ADHD (the commonly used acronym for Attention Deficit Hyperactivity Disorder) is a common behavioral disorder. Experts estimate that about 10 percent of children in the United States suffer with ADHD – and that boys are three times more likely than girls to be diagnosed with ADHD.
The three primary symptoms of ADHD are an inability to pay attention, an inability to control one’s impulses, and hyperactive behavior. According to the U.S. National Institutes of Health, the following are the most common ways these ADHD symptoms manifest:
• Fails to give close attention to details or makes careless mistakes in schoolwork
• Has difficulty keeping attention during tasks or play
• Does not seem to listen when spoken to directly
• Does not follow through on instructions and fails to finish schoolwork, chores, or duties in the workplace
• Has difficulty organizing tasks and activities
• Avoids or dislikes tasks that require sustained mental effort (such as schoolwork)

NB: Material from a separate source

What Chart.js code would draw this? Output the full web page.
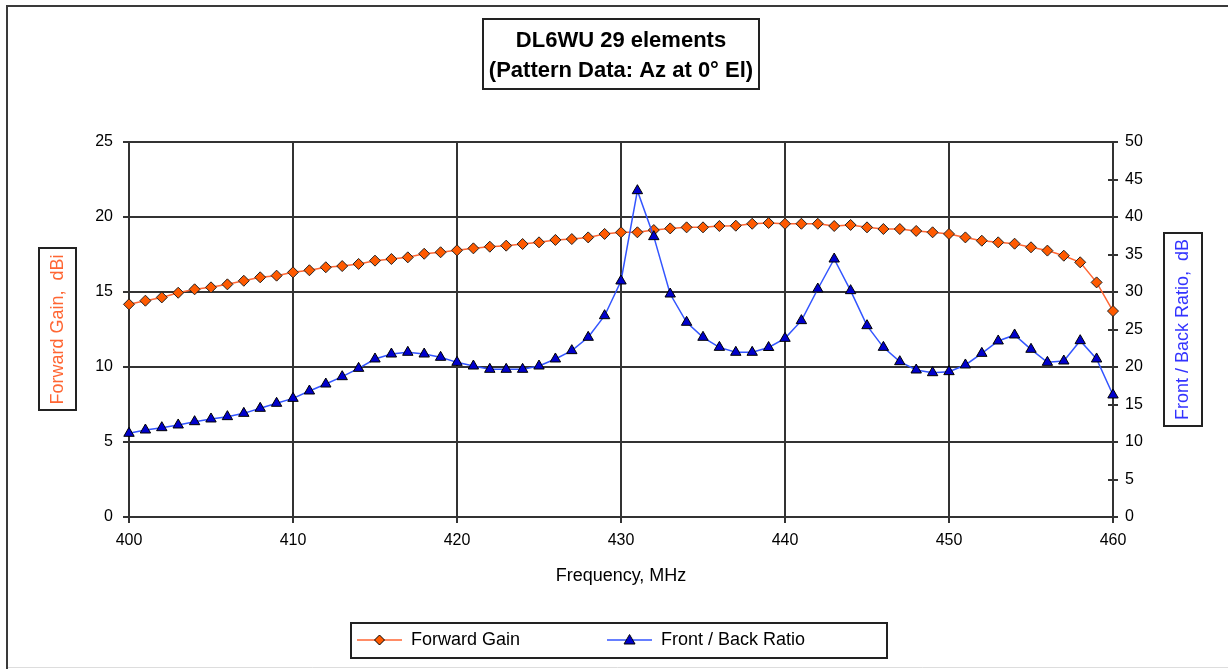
<!DOCTYPE html>
<html><head><meta charset="utf-8">
<script src="https://cdn.jsdelivr.net/npm/chart.js@4.4.1/dist/chart.umd.min.js"></script>
<style>html,body{margin:0;padding:0;background:#fff;overflow:hidden}canvas{display:block}</style>
</head><body>
<canvas id="c" width="1228" height="669"></canvas>
<script>
const frequencies = [400,401,402,403,404,405,406,407,408,409,410,411,412,413,414,415,416,417,418,419,420,421,422,423,424,425,426,427,428,429,430,431,432,433,434,435,436,437,438,439,440,441,442,443,444,445,446,447,448,449,450,451,452,453,454,455,456,457,458,459,460];
const forwardGain = [14.18,14.42,14.64,14.95,15.18,15.31,15.51,15.75,15.98,16.09,16.31,16.45,16.65,16.73,16.87,17.09,17.2,17.31,17.55,17.65,17.78,
  17.91,18.02,18.09,18.2,18.31,18.47,18.53,18.64,18.87,18.98,18.98,19.13,19.24,19.31,19.31,19.4,19.42,19.55,19.6,
  19.55,19.55,19.55,19.4,19.47,19.31,19.2,19.2,19.07,18.98,18.87,18.64,18.42,18.31,18.22,17.98,17.76,17.42,16.98,15.64,13.73];
const frontBackRatio = [11.16,11.6,11.91,12.27,12.71,13.07,13.38,13.82,14.49,15.16,15.82,16.8,17.73,18.71,19.82,21.07,21.73,21.96,21.73,21.29,20.62,
  20.13,19.69,19.69,19.69,20.13,21.07,22.18,23.96,26.84,31.47,43.51,37.38,29.73,25.96,23.96,22.62,21.96,21.96,22.6,
  23.82,26.18,30.4,34.4,30.18,25.51,22.62,20.71,19.6,19.24,19.38,20.27,21.82,23.47,24.27,22.36,20.62,20.8,23.51,21.07,16.27];
const titleLines = ['DL6WU 29 elements', '(Pattern Data: Az at 0° El)'];
const seriesNames = ['Forward Gain', 'Front / Back Ratio'];
const xTitle = 'Frequency, MHz';
const leftTitle = 'Forward Gain,  dBi';
const rightTitle = 'Front / Back Ratio,  dB';

const FONT = '"Liberation Sans", Arial, sans-serif';
Chart.defaults.font.family = FONT;
Chart.defaults.color = '#000';

const ORANGE_LINE = '#FF6633', ORANGE_FILL = '#FF5A00';
const BLUE_LINE = '#3355FF', BLUE_FILL = '#0000CC';
const GRID = '#333';

function makeIcon(lineColor, fill, shape) {
  const c = document.createElement('canvas');
  c.width = 45; c.height = 14;
  const g = c.getContext('2d');
  g.strokeStyle = lineColor; g.lineWidth = 1.5;
  g.beginPath(); g.moveTo(0, 7); g.lineTo(45, 7); g.stroke();
  g.fillStyle = fill; g.strokeStyle = '#000'; g.lineWidth = 1;
  g.beginPath();
  if (shape === 'diamond') { g.moveTo(22.5, 2); g.lineTo(27.5, 7); g.lineTo(22.5, 12); g.lineTo(17.5, 7); }
  else { g.moveTo(22.5, 1.5); g.lineTo(28, 11); g.lineTo(17, 11); }
  g.closePath(); g.fill(); g.stroke();
  return c;
}
const icons = [makeIcon(ORANGE_LINE, ORANGE_FILL, 'diamond'), makeIcon(BLUE_LINE, BLUE_FILL, 'triangle')];

const decor = {
  id: 'decor',
  afterLayout(chart) {
    const L = chart.legend;
    if (!L) return;
    L.left = 270; L.right = 1228; L.top = 544; L.bottom = 669;
    L.width = L.right - L.left; L.height = L.bottom - L.top;
  },
  beforeDraw(chart) {
    const ctx = chart.ctx;
    ctx.save();
    ctx.fillStyle = '#fff'; ctx.fillRect(0, 0, chart.width, chart.height);
    ctx.strokeStyle = '#ddd'; ctx.lineWidth = 1;
    ctx.beginPath(); ctx.moveTo(7, 667.5); ctx.lineTo(1228, 667.5); ctx.stroke();
    ctx.strokeStyle = '#3a3a3a'; ctx.lineWidth = 2;
    ctx.beginPath(); ctx.moveTo(1228, 6); ctx.lineTo(7, 6); ctx.lineTo(7, 669); ctx.stroke();
    ctx.restore();
  },
  afterDraw(chart) {
    const ctx = chart.ctx;
    ctx.save();
    ctx.strokeStyle = '#222'; ctx.lineWidth = 2;
    // title box
    const tb = chart.titleBlock;
    ctx.font = 'bold 22px ' + FONT;
    const tw = Math.max(...titleLines.map(t => ctx.measureText(t).width));
    const tcx = (tb.left + tb.right) / 2;
    ctx.strokeRect(Math.round(tcx - tw / 2 - 6), tb.top + 19, Math.round(tw + 12), 70);
    // left axis title box
    ctx.font = '18px ' + FONT;
    const lw = ctx.measureText(leftTitle).width;
    const ys = chart.scales.y;
    const lcy = (ys.top + ys.bottom) / 2;
    ctx.strokeRect(39, Math.round(lcy - lw / 2 - 6), 37, Math.round(lw + 12));
    // right axis title (reads bottom-to-top) and box
    const rw = ctx.measureText(rightTitle).width;
    const rcx = 1183, rcy = (ys.top + ys.bottom) / 2;
    ctx.strokeRect(1164, Math.round(rcy - rw / 2 - 6), 38, Math.round(rw + 12));
    ctx.save();
    ctx.translate(rcx, rcy); ctx.rotate(-Math.PI / 2);
    ctx.fillStyle = '#3333FF'; ctx.textAlign = 'center'; ctx.textBaseline = 'middle';
    ctx.fillText(rightTitle, 0, 0);
    ctx.restore();
    // right axis inward tick marks
    const s = chart.scales.y1;
    ctx.strokeStyle = GRID; ctx.lineWidth = 2;
    s.ticks.forEach(t => {
      const y = Math.round(s.getPixelForValue(t.value));
      ctx.beginPath(); ctx.moveTo(s.left - 5, y); ctx.lineTo(s.left, y); ctx.stroke();
    });
    // legend box
    const L = chart.legend;
    if (L && L.legendHitBoxes && L.legendHitBoxes.length === 2) {
      const h0 = L.legendHitBoxes[0], h1 = L.legendHitBoxes[1];
      const cy = h0.top + h0.height / 2;
      ctx.strokeStyle = '#222'; ctx.lineWidth = 2;
      ctx.strokeRect(Math.round(h0.left - 6), Math.round(cy - 17), Math.round(h1.left + h1.width + 82 - (h0.left - 6)), 35);
    }
    ctx.restore();
  }
};

new Chart(document.getElementById('c'), {
  type: 'line',
  data: {
    datasets: [
      {
        label: seriesNames[0], yAxisID: 'y', order: 1,
        data: frequencies.map((f, i) => ({ x: f, y: forwardGain[i] })),
        borderColor: ORANGE_LINE, borderWidth: 1.5, backgroundColor: ORANGE_FILL,
        pointStyle: 'rectRot', pointRadius: 5.5, pointBackgroundColor: ORANGE_FILL,
        pointBorderColor: '#222', pointBorderWidth: 1, tension: 0, clip: 10
      },
      {
        label: seriesNames[1], yAxisID: 'y1', order: 0,
        data: frequencies.map((f, i) => ({ x: f, y: frontBackRatio[i] })),
        borderColor: BLUE_LINE, borderWidth: 1.5, backgroundColor: BLUE_FILL,
        pointStyle: 'triangle', pointRadius: 6, pointBackgroundColor: BLUE_FILL,
        pointBorderColor: '#000', pointBorderWidth: 1, tension: 0, clip: 10
      }
    ]
  },
  options: {
    responsive: false, animation: false, devicePixelRatio: 1,
    layout: { padding: { left: 14, right: 0, top: 0, bottom: 0 } },
    plugins: {
      tooltip: { enabled: false },
      title: {
        display: true, text: titleLines, color: '#000',
        font: { family: FONT, size: 22, weight: 'bold', lineHeight: '30px' },
        padding: { top: 26, bottom: 56 }
      },
      legend: {
        position: 'bottom', align: 'start', maxHeight: 60,
        labels: {
          usePointStyle: true, pointStyleWidth: 45, padding: 87,
          font: { family: FONT, size: 18 }, color: '#000',
          generateLabels: (chart) => chart.data.datasets.map((ds, i) => ({
            text: ds.label, pointStyle: icons[i], fillStyle: ds.backgroundColor,
            strokeStyle: ds.borderColor, lineWidth: 0, hidden: false, datasetIndex: i, fontColor: '#000'
          }))
        }
      }
    },
    scales: {
      x: {
        type: 'linear', min: 400, max: 460,
        ticks: { stepSize: 10, font: { size: 16 }, padding: 8, maxRotation: 0, color: '#000' },
        grid: { color: GRID, lineWidth: 2, tickLength: 6 },
        border: { color: GRID, width: 2 },
        title: { display: true, text: xTitle, color: '#000', font: { size: 18 }, padding: { top: 0, bottom: 22 } },
        afterFit: (s) => { s.height = 92; }
      },
      y: {
        position: 'left', min: 0, max: 25,
        ticks: { stepSize: 5, font: { size: 16 }, padding: 10, color: '#000' },
        grid: { color: GRID, lineWidth: 2, tickLength: 6 },
        border: { color: GRID, width: 2 },
        title: { display: true, text: leftTitle, color: '#FF6633', font: { size: 18 }, padding: { top: 33, bottom: 0 } },
        afterFit: (s) => { s.width = 115; }
      },
      y1: {
        position: 'right', min: 0, max: 50,
        ticks: { stepSize: 5, font: { size: 16 }, padding: 7, color: '#000' },
        grid: { drawOnChartArea: false, color: GRID, lineWidth: 2, tickLength: 5 },
        border: { color: GRID, width: 2 },
        title: { display: false },
        afterFit: (s) => { s.width = 115; }
      }
    }
  },
  plugins: [decor]
});
</script>
</body></html>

• Often loses toys, assignments, pencils, books, or tools needed for tasks or activities
• Is easily distracted
• Is often forgetful in daily activities
• Fidgets with hands or feet or squirms in seat
• Leaves seat when remaining seated is expected
• Runs about or climbs in inappropriate situations
• Has difficulty playing quietly
• Is often “on the go,” acts as if “driven by a motor,” talks excessively
• Blurts out answers before questions have been completed
• Has difficulty awaiting turn
• Interrupts or intrudes on others (butts into conversations or games)

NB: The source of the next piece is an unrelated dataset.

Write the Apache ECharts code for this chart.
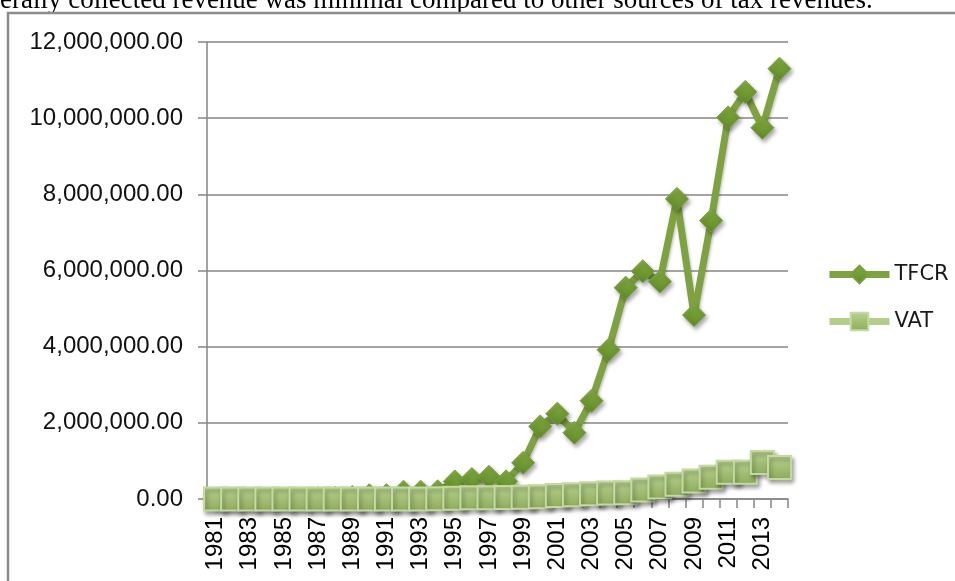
<!DOCTYPE html>
<html>
<head>
<meta charset="utf-8">
<script src="https://cdn.jsdelivr.net/npm/echarts@6/dist/echarts.min.js"></script>
<style>
  html, body { margin: 0; padding: 0; background: #ffffff; }
  #chart { width: 955px; height: 581px; }
</style>
</head>
<body>
<div id="chart"></div>
<script>
// years on the category axis
var years = ['1981', '1982', '1983', '1984', '1985', '1986', '1987', '1988', '1989', '1990',
  '1991', '1992', '1993', '1994', '1995', '1996', '1997', '1998', '1999', '2000',
  '2001', '2002', '2003', '2004', '2005', '2006', '2007', '2008', '2009', '2010',
  '2011', '2012', '2013', '2014'];

// total federally collected revenue
var tfcr = [13300, 11400, 10500, 11300, 15000, 12600, 25400, 27600, 53900, 98100,
  100900, 190500, 192800, 201900, 460000, 523600, 582800, 463600, 949200, 1906200,
  2240000, 1740000, 2580000, 3920000, 5550000, 5980000, 5710000, 7880000, 4830000, 7310000,
  10020000, 10690000, 9750000, 11300000];

// value added tax
var vat = [0, 0, 0, 0, 0, 0, 0, 0, 0, 0,
  0, 0, 0, 8200, 21000, 31000, 34000, 36900, 47100, 58500,
  91800, 108600, 136400, 155000, 165000, 235000, 315000, 390000, 470000, 570000,
  700000, 700000, 960000, 830000];

var yMax = 12000000;
var yStep = 2000000;

var gray = '#868686';

var chart = echarts.init(document.getElementById('chart'));

var shadow = {
  shadowBlur: 4,
  shadowOffsetX: 2,
  shadowOffsetY: 3,
  shadowColor: 'rgba(0,0,0,0.35)'
};

chart.setOption({
  animation: false,
  graphic: [
    {
      type: 'text',
      left: 0,
      top: -13,
      style: {
        text: 'erally collected revenue was minimal compared to other sources of tax revenues.',
        font: '27px "Liberation Serif"',
        fill: '#000'
      }
    },
    {
      type: 'rect',
      shape: { x: 8, y: 13, width: 1000, height: 700 },
      style: { fill: 'none', stroke: '#8c8c8c', lineWidth: 2.5 }
    }
  ],
  grid: {
    left: 207,
    right: 167,
    top: 42,
    bottom: 82,
    containLabel: false
  },
  legend: {
    orient: 'vertical',
    left: 826,
    top: 264,
    padding: 0,
    itemWidth: 60,
    itemHeight: 22,
    itemGap: 26,
    lineStyle: { width: 7 },
    textStyle: {
      fontFamily: 'DejaVu Sans',
      fontSize: 21,
      color: '#1a1a1a'
    },
    data: ['TFCR', 'VAT']
  },
  xAxis: {
    type: 'category',
    data: years,
    boundaryGap: true,
    axisLine: { lineStyle: { color: gray, width: 1.5 } },
    axisTick: {
      show: true,
      interval: 0,
      length: 9,
      lineStyle: { color: gray, width: 1.5 }
    },
    axisLabel: {
      interval: 1,
      rotate: 90,
      margin: 18,
      fontFamily: 'Liberation Sans',
      fontSize: 24,
      color: '#000'
    }
  },
  yAxis: {
    type: 'value',
    min: 0,
    max: yMax,
    interval: yStep,
    axisLine: { show: true, lineStyle: { color: gray, width: 1.5 } },
    axisTick: { show: true, length: 9, lineStyle: { color: gray, width: 1.5 } },
    splitLine: { lineStyle: { color: gray, width: 1.5 } },
    axisLabel: {
      margin: 24,
      fontFamily: 'Liberation Sans',
      fontSize: 24,
      color: '#111',
      formatter: function (v) {
        return v.toLocaleString('en-US', { minimumFractionDigits: 2, maximumFractionDigits: 2 });
      }
    }
  },
  series: [
    {
      name: 'TFCR',
      type: 'line',
      data: tfcr,
      symbol: 'diamond',
      symbolSize: 23,
      showAllSymbol: true,
      lineStyle: {
        color: '#7ea23f',
        width: 7,
        shadowBlur: 3,
        shadowOffsetX: 1,
        shadowOffsetY: 2,
        shadowColor: 'rgba(0,0,0,0.25)'
      },
      itemStyle: Object.assign({
        color: new echarts.graphic.LinearGradient(0, 0, 0, 1, [
          { offset: 0, color: '#84ad43' },
          { offset: 1, color: '#5f8a26' }
        ]),
        borderColor: '#76a03a',
        borderWidth: 1
      }, shadow),
      z: 2
    },
    {
      name: 'VAT',
      type: 'line',
      data: vat,
      symbol: 'rect',
      symbolSize: 23,
      showAllSymbol: true,
      lineStyle: { color: '#b4cd8b', width: 7 },
      itemStyle: Object.assign({
        color: new echarts.graphic.LinearGradient(0, 0, 0, 1, [
          { offset: 0, color: '#b9d390' },
          { offset: 1, color: '#8dab5c' }
        ]),
        borderColor: '#c4daa0',
        borderWidth: 2
      }, shadow),
      z: 3
    }
  ]
});
</script>
</body>
</html>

In 2008, Swedish researchers revealed a strong connection between ADHD and bullying (both perpetrators and victims). MSNBC contributor Linda Carroll described the Stockholm study in a Jan. 29, 2008 article:
A new study shows that children with Attention Deficit Hyperactivity Disorder are almost four times as likely as others to be bullies. And, in an intriguing corollary, the children with ADHD symptoms were almost 10 times as likely as others to have been regular targets of bullies prior to the onset of those symptoms, according to the report in the February  issue of the journal Developmental Medicine & Child Neurology.
The study followed 577 children – the entire population of fourth graders from a municipality near Stockholm – for a year. The researchers interviewed parents, teachers and children to determine which kids were likely to have ADHD. Children showing signs of the disorder were then seen by a child neurologist for diagnosis. The researchers also asked the kids about bullying.
The results underscore the importance of observing how kids with ADHD symptoms interact with their peers, says study co-author Dr. Anders Hjern, a professor in pediatric epidemiology at the University of Uppsala in Stockholm. These kids might be making life miserable for their fellow students. Or it might turn out that the attention problems they’re exhibiting could be related to the stress of being bullied.
About 10 months prior to the publication of the Stockholm study, an article in the journal Ambulatory Pediatrics reported that children who have been diagnosed with both autism and ADHD are four times more likely than their peers in the general population to be bullies.